A new group, Mobile Future,

is dedicated to educating the public and key decision makers on innovations in the wireless industry that have transformed the way Americans work and play and to advocate continued investment in wireless technologies. We look forward to keeping you in the loop about our news and events.

It apparently is trying to do this by producing PR that trivializes key spectrum issues, rather than encouraging productive dialogue on the issue or even improving the governmental decisionmaking process.

Mobile Future is a mixture of cellular industry groups that partially overlaps the CTIA membership and some public interest groups. The industry membership includes AT&T, T-Mobile, Alcatel-Lucent, Qualcomm, Cisco, and Ericsson but does not include Sprint, Verizon, Nokia, or Motorola. Other members include Black College Communication Association, Labor Council for Latin American Advancement, National Gay and Lesbian Chamber of Commerce, and the National Association of Neighborhoods. You can be pretty sure that the first group of members named above are paying the bills and the second groups is there for “window dressing”.

The video uses the classic “pie” metaphor for spectrum, “the invisible magic that makes our mobile technology work”. “Image spectrum as a freshly baked pie” it goes on. “Spectrum is not an unlimited resource..we’re running low fast...If we don’t allocate more spectrum for mobile, our nation’s appetite for mobile will outstrip capacity in as little as 4 years”. “Too little spectrum means unreliable service and performance..even rationing of wireless services.”

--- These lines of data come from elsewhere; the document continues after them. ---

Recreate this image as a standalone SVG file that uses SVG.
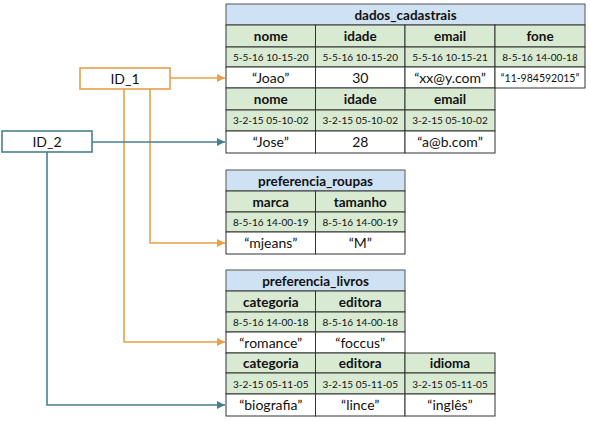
<svg xmlns="http://www.w3.org/2000/svg" width="591" height="421" viewBox="0 0 591 421">
<defs>
<style>
.t{fill:#cfe2f3;stroke:#555;stroke-width:1}
.h{fill:#d9ead3;stroke:#333;stroke-width:1}
.v{fill:#fff;stroke:#333;stroke-width:1}
text{font-family:Lato,"Open Sans","Liberation Sans",sans-serif;text-anchor:middle;fill:#111}
.b{font-weight:bold;font-size:13.5px}
.s{font-size:10px}
.n{font-size:14px}
.f{font-size:10.5px}
.o{stroke:#e8a04a;stroke-width:1.6;fill:none}
.g{stroke:#4a7f8f;stroke-width:1.6;fill:none}
</style>
<marker id="ao" viewBox="0 0 10 10" refX="10" refY="5" markerWidth="10" markerHeight="8" markerUnits="userSpaceOnUse" orient="auto"><path d="M0,0L10,5L0,10z" fill="#e8a04a"/></marker>
<marker id="ag" viewBox="0 0 10 10" refX="10" refY="5" markerWidth="10" markerHeight="8" markerUnits="userSpaceOnUse" orient="auto"><path d="M0,0L10,5L0,10z" fill="#4a7f8f"/></marker>
</defs>

<g id="connectors">
<path class="o" d="M170,78H225" marker-end="url(#ao)"/>
<path class="o" d="M150,89V243H225" marker-end="url(#ao)"/>
<path class="o" d="M124,89V342H225" marker-end="url(#ao)"/>
<path class="g" d="M92,142H225" marker-end="url(#ag)"/>
<path class="g" d="M47,152V405H225" marker-end="url(#ag)"/>
</g>

<g id="ID_1">
<rect x="80" y="68" width="90" height="21" fill="#fff" stroke="#e8a04a" stroke-width="1.6"/>
<text class="n" x="125" y="83.5">ID_1</text>
</g>
<g id="ID_2">
<rect x="2" y="131" width="90" height="21" fill="#fff" stroke="#4a7f8f" stroke-width="1.6"/>
<text class="n" x="47" y="146.5">ID_2</text>
</g>

<g id="dados_cadastrais">
<rect class="t" x="226" y="4" width="359" height="21"/>
<text class="b" x="405.5" y="19.5">dados_cadastrais</text>
<rect class="h" x="226" y="25" width="89.5" height="22"/>
<rect class="h" x="315.5" y="25" width="89.5" height="22"/>
<rect class="h" x="405" y="25" width="90" height="22"/>
<rect class="h" x="495" y="25" width="90" height="22"/>
<text class="b" x="270.75" y="41">nome</text>
<text class="b" x="360.25" y="41">idade</text>
<text class="b" x="450" y="41">email</text>
<text class="b" x="540" y="41">fone</text>
<rect class="h" x="226" y="47" width="89.5" height="20"/>
<rect class="h" x="315.5" y="47" width="89.5" height="20"/>
<rect class="h" x="405" y="47" width="90" height="20"/>
<rect class="h" x="495" y="47" width="90" height="20"/>
<text class="s" x="270.75" y="61">5-5-16 10-15-20</text>
<text class="s" x="360.25" y="61">5-5-16 10-15-20</text>
<text class="s" x="450" y="61">5-5-16 10-15-21</text>
<text class="s" x="540" y="61">8-5-16 14-00-18</text>
<rect class="v" x="226" y="67" width="89.5" height="21"/>
<rect class="v" x="315.5" y="67" width="89.5" height="21"/>
<rect class="v" x="405" y="67" width="90" height="21"/>
<rect class="v" x="495" y="67" width="90" height="21"/>
<text class="n" x="270.75" y="82.5">“Joao”</text>
<text class="n" x="360.25" y="82.5">30</text>
<text class="n" x="450" y="82.5">“xx@y.com”</text>
<text class="f" x="540" y="81.5">“11-984592015”</text>
<rect class="h" x="226" y="88" width="89.5" height="22"/>
<rect class="h" x="315.5" y="88" width="89.5" height="22"/>
<rect class="h" x="405" y="88" width="90" height="22"/>
<text class="b" x="270.75" y="104">nome</text>
<text class="b" x="360.25" y="104">idade</text>
<text class="b" x="450" y="104">email</text>
<rect class="h" x="226" y="110" width="89.5" height="21"/>
<rect class="h" x="315.5" y="110" width="89.5" height="21"/>
<rect class="h" x="405" y="110" width="90" height="21"/>
<text class="s" x="270.75" y="124">3-2-15 05-10-02</text>
<text class="s" x="360.25" y="124">3-2-15 05-10-02</text>
<text class="s" x="450" y="124">3-2-15 05-10-02</text>
<rect class="v" x="226" y="131" width="89.5" height="22"/>
<rect class="v" x="315.5" y="131" width="89.5" height="22"/>
<rect class="v" x="405" y="131" width="90" height="22"/>
<text class="n" x="270.75" y="147">“Jose”</text>
<text class="n" x="360.25" y="147">28</text>
<text class="n" x="450" y="147">“a@b.com”</text>
</g>

<g id="preferencia_roupas">
<rect class="t" x="226" y="170" width="179" height="21"/>
<text class="b" x="315.5" y="185.5">preferencia_roupas</text>
<rect class="h" x="226" y="191" width="89.5" height="21"/>
<rect class="h" x="315.5" y="191" width="89.5" height="21"/>
<text class="b" x="270.75" y="206.5">marca</text>
<text class="b" x="360.25" y="206.5">tamanho</text>
<rect class="h" x="226" y="212" width="89.5" height="20"/>
<rect class="h" x="315.5" y="212" width="89.5" height="20"/>
<text class="s" x="270.75" y="226">8-5-16 14-00-19</text>
<text class="s" x="360.25" y="226">8-5-16 14-00-19</text>
<rect class="v" x="226" y="232" width="89.5" height="22"/>
<rect class="v" x="315.5" y="232" width="89.5" height="22"/>
<text class="n" x="270.75" y="248">“mjeans”</text>
<text class="n" x="360.25" y="248">“M”</text>
</g>

<g id="preferencia_livros">
<rect class="t" x="226" y="270" width="179" height="21"/>
<text class="b" x="315.5" y="285.5">preferencia_livros</text>
<rect class="h" x="226" y="291" width="89.5" height="21"/>
<rect class="h" x="315.5" y="291" width="89.5" height="21"/>
<text class="b" x="270.75" y="306.5">categoria</text>
<text class="b" x="360.25" y="306.5">editora</text>
<rect class="h" x="226" y="312" width="89.5" height="20"/>
<rect class="h" x="315.5" y="312" width="89.5" height="20"/>
<text class="s" x="270.75" y="326">8-5-16 14-00-18</text>
<text class="s" x="360.25" y="326">8-5-16 14-00-18</text>
<rect class="v" x="226" y="332" width="89.5" height="21"/>
<rect class="v" x="315.5" y="332" width="89.5" height="21"/>
<text class="n" x="270.75" y="347.5">“romance”</text>
<text class="n" x="360.25" y="347.5">“foccus”</text>
<rect class="h" x="226" y="353" width="89.5" height="20"/>
<rect class="h" x="315.5" y="353" width="89.5" height="20"/>
<rect class="h" x="405" y="353" width="90" height="20"/>
<text class="b" x="270.75" y="368">categoria</text>
<text class="b" x="360.25" y="368">editora</text>
<text class="b" x="450" y="368">idioma</text>
<rect class="h" x="226" y="373" width="89.5" height="21"/>
<rect class="h" x="315.5" y="373" width="89.5" height="21"/>
<rect class="h" x="405" y="373" width="90" height="21"/>
<text class="s" x="270.75" y="387.5">3-2-15 05-11-05</text>
<text class="s" x="360.25" y="387.5">3-2-15 05-11-05</text>
<text class="s" x="450" y="387.5">3-2-15 05-11-05</text>
<rect class="v" x="226" y="394" width="89.5" height="22"/>
<rect class="v" x="315.5" y="394" width="89.5" height="22"/>
<rect class="v" x="405" y="394" width="90" height="22"/>
<text class="n" x="270.75" y="410">“biografia”</text>
<text class="n" x="360.25" y="410">“lince”</text>
<text class="n" x="450" y="410">“inglês”</text>
</g>
</svg>
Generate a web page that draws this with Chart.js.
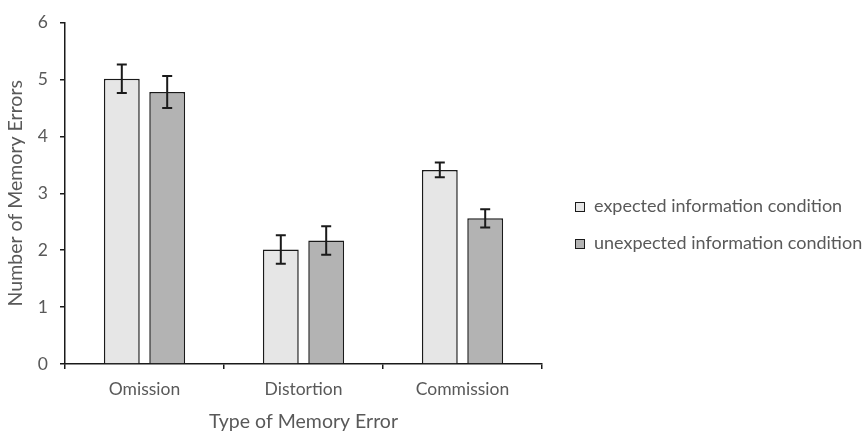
<!DOCTYPE html>
<html>
<head>
<meta charset="utf-8">
<script src="https://cdn.jsdelivr.net/npm/chart.js@4.4.1/dist/chart.umd.min.js"></script>
<style>
  html, body { margin: 0; padding: 0; background: #fff; }
  #wrap { position: relative; width: 863px; height: 431px; overflow: hidden; }
  #legend { position: absolute; left: 575px; top: 194px; font-family: Lato, sans-serif; font-size: 18px; color: #595959; white-space: nowrap; }
  #legend div { height: 37px; display: flex; align-items: flex-start; }
  #legend span.box { display: inline-block; width: 8px; height: 8px; border: 1.5px solid #1a1a1a; margin: 8px 9px 0 0; }
</style>
</head>
<body>
<div id="wrap">
  <canvas id="errChart" width="863" height="431"></canvas>
  <div id="legend"></div>
</div>
<script>
// Memory errors by type and condition
const categories = ['Omission', 'Distortion', 'Commission'];
const seriesNames = ['expected information condition', 'unexpected information condition'];
const expectedVals = [5.01, 2.01, 3.41];
const unexpectedVals = [4.78, 2.17, 2.56];
const expectedErr = [0.25, 0.25, 0.13];
const unexpectedErr = [0.28, 0.25, 0.16];
const yTicks = [0, 1, 2, 3, 4, 5, 6];

const fills = ['#e6e6e6', '#b3b3b3'];
const txt = '#595959';

// draw error bars over each bar
const errorBars = {
  id: 'errorBars',
  afterDatasetsDraw(chart) {
    const ctx = chart.ctx;
    const y = chart.scales.y;
    const errs = [expectedErr, unexpectedErr];
    ctx.save();
    ctx.strokeStyle = '#1a1a1a';
    ctx.lineWidth = 2;
    chart.data.datasets.forEach((ds, i) => {
      chart.getDatasetMeta(i).data.forEach((bar, j) => {
        const v = ds.data[j], e = errs[i][j];
        const top = y.getPixelForValue(v + e), bot = y.getPixelForValue(v - e);
        ctx.beginPath();
        ctx.moveTo(bar.x, top); ctx.lineTo(bar.x, bot);
        ctx.moveTo(bar.x - 5, top); ctx.lineTo(bar.x + 5, top);
        ctx.moveTo(bar.x - 5, bot); ctx.lineTo(bar.x + 5, bot);
        ctx.stroke();
      });
    });
    ctx.restore();
  }
};

const chart = new Chart(document.getElementById('errChart'), {
  type: 'bar',
  data: {
    labels: categories,
    datasets: [
      { label: seriesNames[0], data: expectedVals, backgroundColor: fills[0], borderColor: '#1a1a1a', borderWidth: 1.5 },
      { label: seriesNames[1], data: unexpectedVals, backgroundColor: fills[1], borderColor: '#1a1a1a', borderWidth: 1.5 }
    ]
  },
  options: {
    responsive: false,
    animation: false,
    categoryPercentage: 0.571,
    barPercentage: 0.79,
    layout: { padding: { left: 4, top: 15, right: 321, bottom: 0 } },
    plugins: { legend: { display: false }, tooltip: { enabled: false } },
    scales: {
      x: {
        grid: { display: true, drawOnChartArea: false, drawTicks: true, tickLength: 5, tickColor: '#1a1a1a', lineWidth: 1.5 },
        border: { color: '#1a1a1a', width: 1.5 },
        ticks: { color: txt, font: { family: 'Lato', size: 17.5 }, padding: 10 },
        title: { display: true, text: 'Type of Memory Error', color: txt, font: { family: 'Lato', size: 19.5, lineHeight: 1.0 }, padding: { top: 4, bottom: 0 } },
        afterFit: (s) => { s.height = 67; }
      },
      y: {
        min: 0, max: 6,
        afterBuildTicks: (s) => { s.ticks = yTicks.map(v => ({ value: v })); },
        grid: { display: true, drawOnChartArea: false, drawTicks: true, tickLength: 5, tickColor: '#1a1a1a', lineWidth: 1.5 },
        border: { color: '#1a1a1a', width: 1.5 },
        ticks: { color: txt, font: { family: 'Lato', size: 17.5 }, padding: 12 },
        title: { display: true, text: 'Number of Memory Errors', color: txt, font: { family: 'Lato', size: 19.5 }, padding: { top: 0, bottom: 4 } },
        afterFit: (s) => { s.width = 61; }
      }
    }
  },
  plugins: [errorBars]
});

// legend built from the datasets
const lg = document.getElementById('legend');
chart.data.datasets.forEach((ds) => {
  const row = document.createElement('div');
  row.innerHTML = '<span class="box" style="background:' + ds.backgroundColor + '"></span>' + ds.label;
  lg.appendChild(row);
});
</script>
</body>
</html>
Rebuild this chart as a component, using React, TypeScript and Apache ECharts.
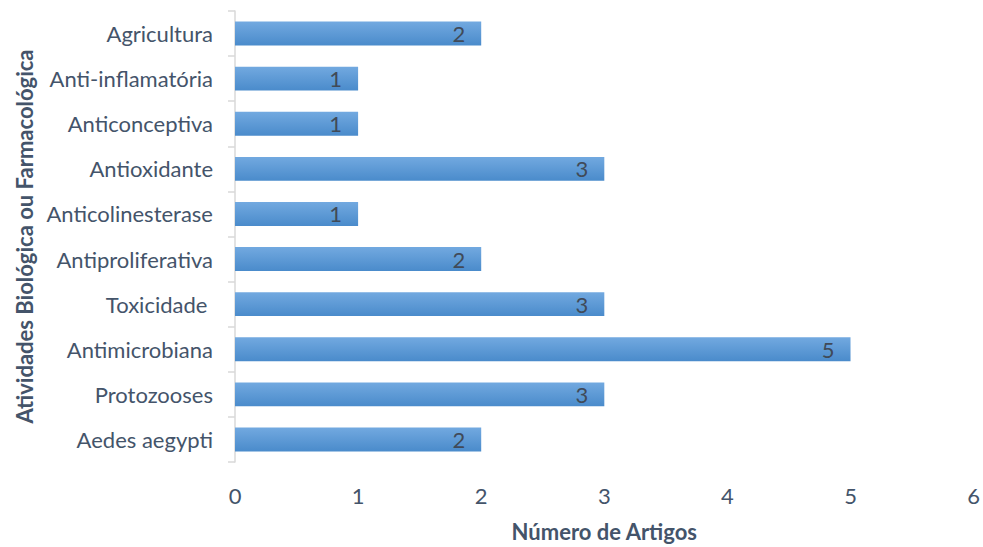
import React, { useEffect, useRef } from "react";
import * as echarts from "echarts";

const categories = [
  "Agricultura",
  "Anti-inflamatória",
  "Anticonceptiva",
  "Antioxidante",
  "Anticolinesterase",
  "Antiproliferativa",
  "Toxicidade ",
  "Antimicrobiana",
  "Protozooses",
  "Aedes aegypti",
];
const values = [2, 1, 1, 3, 1, 2, 3, 5, 3, 2];
const xTicks = [0, 1, 2, 3, 4, 5, 6];

const FONT = "Lato";
const TXT = "#44546a";
const FS = 22;

export default function App() {
  const ref = useRef<HTMLDivElement>(null);
  useEffect(() => {
    if (!ref.current) return;
    const chart = echarts.init(ref.current, undefined, { renderer: "svg" });
    chart.setOption({
      animation: false,
      backgroundColor: "#ffffff",
      grid: { left: 235, right: 5, top: 11, bottom: 82, containLabel: false },
      xAxis: {
        type: "value",
        min: xTicks[0],
        max: xTicks[xTicks.length - 1],
        interval: 1,
        name: "Número de Artigos",
        nameLocation: "middle",
        nameGap: 58,
        nameTextStyle: { fontFamily: FONT, fontSize: FS, fontWeight: "bold", color: TXT },
        axisLine: { show: false },
        axisTick: { show: false },
        splitLine: { show: false },
        axisLabel: { fontFamily: FONT, fontSize: FS, color: TXT, margin: 22 },
      },
      yAxis: {
        type: "category",
        data: categories,
        inverse: true,
        name: "Atividades Biológica ou Farmacológica",
        nameLocation: "middle",
        nameGap: 197,
        nameRotate: 90,
        nameTextStyle: { fontFamily: FONT, fontSize: FS, fontWeight: "bold", color: TXT },
        axisLine: { show: true, lineStyle: { color: "#d9d9d9", width: 1.5 } },
        axisTick: { show: true, length: 7, lineStyle: { color: "#d9d9d9", width: 1.5 } },
        axisLabel: { fontFamily: FONT, fontSize: FS, color: TXT, margin: 22 },
        splitLine: { show: false },
      },
      series: [
        {
          type: "bar",
          data: values,
          barWidth: "53%",
          itemStyle: {
            color: new echarts.graphic.LinearGradient(0, 0, 0, 1, [
              { offset: 0, color: "#72a9e0" },
              { offset: 1, color: "#4a8bcb" },
            ]),
          },
          label: {
            show: true,
            position: "insideRight",
            distance: 16,
            fontFamily: FONT,
            fontSize: FS,
            color: "#404a58",
          },
        },
      ],
    });
    return () => chart.dispose();
  }, []);
  return (
    <div
      ref={ref}
      style={{ position: "fixed", left: 0, top: 0, width: 983, height: 547 }}
    />
  );
}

Note that the “pie” shown here, only includes spectrum used by the sponsors with the except of “radio and TV” - would that spectrum management be so simple. In reality there is military use, there is FAA use, there is local, state, and federal public safety use. There is even amateur radio use, not to forget radio astronomy.

But is mobile capacity really proportional to available spectrum? We will not here get into the previously reported NAB and CTIA battling reports. Your blogger is closer to CTIA on that issue than NAB. But the Mobile Future viewpoint is just too much to swallow.

Ofcom, FCC’s well respected UK counterpart, released in January a report entitled 4G Capacity Gains. The study starts with a bold and simple statement that is usually fuzzified in the US cellular industry’s presentations:

Network capacity depends on three key factors as illustrated in Figure 1-2 (shown at left):
  • Technology – the cell spectrum efficiency that can be realised by a given feature set

  • Spectrum – the bandwidth allocated to a network

  • Topology – the mixture of cell sizes and local environments in the network

The report concludes,

“ technology improvements alone will not meet forecast demand increases and that a mixture of changes in topology and spectrum will be required to meet this increase in demand. It is recommended that previous studies into the dimensioning of future spectrum requirements for 4G networks are revisited with the revised cell spectrum efficiency results recommended by this study in mind.”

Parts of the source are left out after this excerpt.